Despojadas de los maquillajes del estudio, rotundas, brillan joyas del calibre (30-30) de la nostálgica, casi umbraliana “Cuando era más joven”, la incandescente “Zumo de neón” («De pronto alguna tarde, te pasan calidad y de repente, los bulevares arden, la piel recibe un telegrama urgente…»), la por tantas razones asombrosa “El joven aprendiz de pintor”, la postal urbana, dolorida y bellísima, de “Caballo de cartón”, o la tierna e inusual “Rebajas de enero”, o “Whisky sin soda”… Por supuesto “Pongamos que hablo de Madrid” y “Calle Melancolía”. Y los rockanroles, decisivos. Ni siquiera los arabescos ochenteros, ese maldito teclado, fastidian una grabación rayada de puro y crudo duende. Supuso la consolidación de Sabina como cronista de un Madrid derrotado y urgente, desgarrado y lírico, cotidiano y nocturno y confirmó de golpe a unos Viceversa que lo tuvieron todo para ser sus Hearbreakers.
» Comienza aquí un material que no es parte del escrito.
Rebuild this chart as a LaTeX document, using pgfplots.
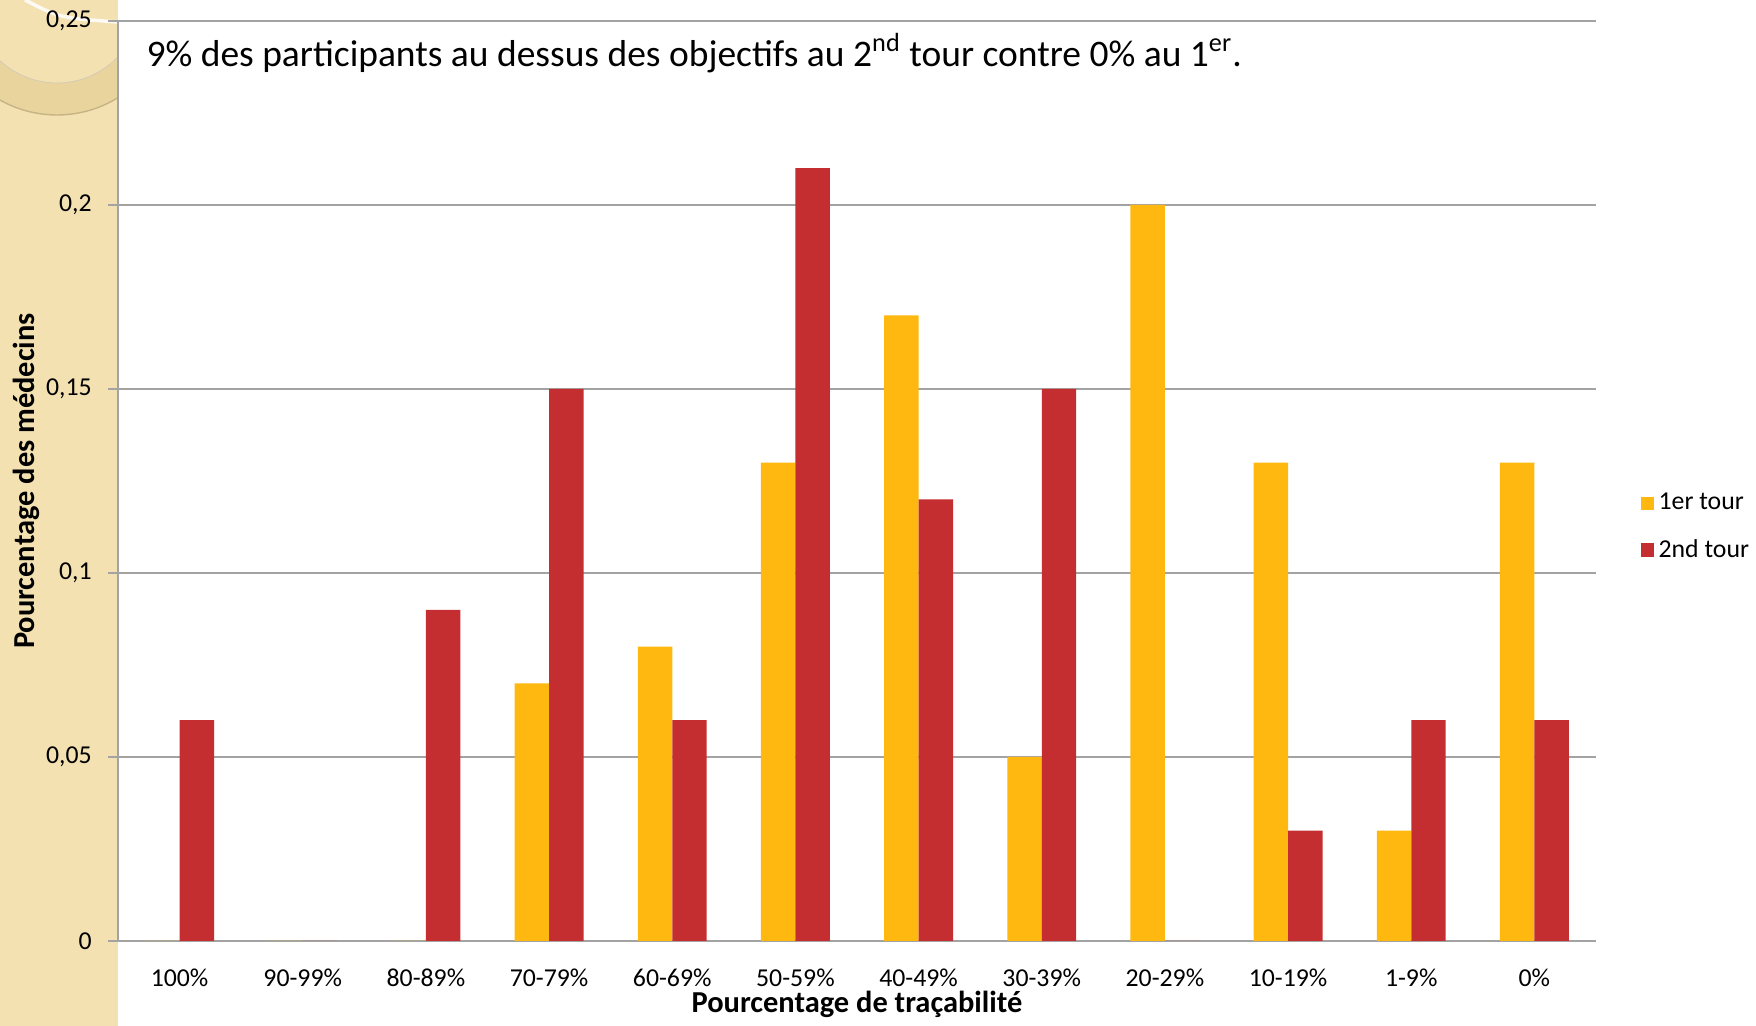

Se interpuso la vida, el azar, las modas, el aburrimiento, la necesidad de crecer y separarse. Solo Varona siguió a su lado. Inmediatamente después llegaba Antonio García de Diego, con el que arrancará la sociedad decisiva. La que andando el tiempo entregue Física y química, Esta boca es mía y Yo, mí, me, contigo. Pero antes hubo un Baudelaire flaco y chulapo. Dueño de un algo dylanita y una querencia Capdevielle. Acompañado por unos chavales capaces de dar forma a uno de los directos más decisivos del rock español. Justo eso, nada menos que eso, fue lo que celebraban hace tres noches. A mí me resta el chungo consuelo de que habría tenido que subirme a un avión. Pero si andaban por Madrid y no se acercaron habrán dilapidado una noche de las de contar a los nietos. «¡Y este se llama Manolo Rodríguez!». Pues eso. Qué les voy a contar.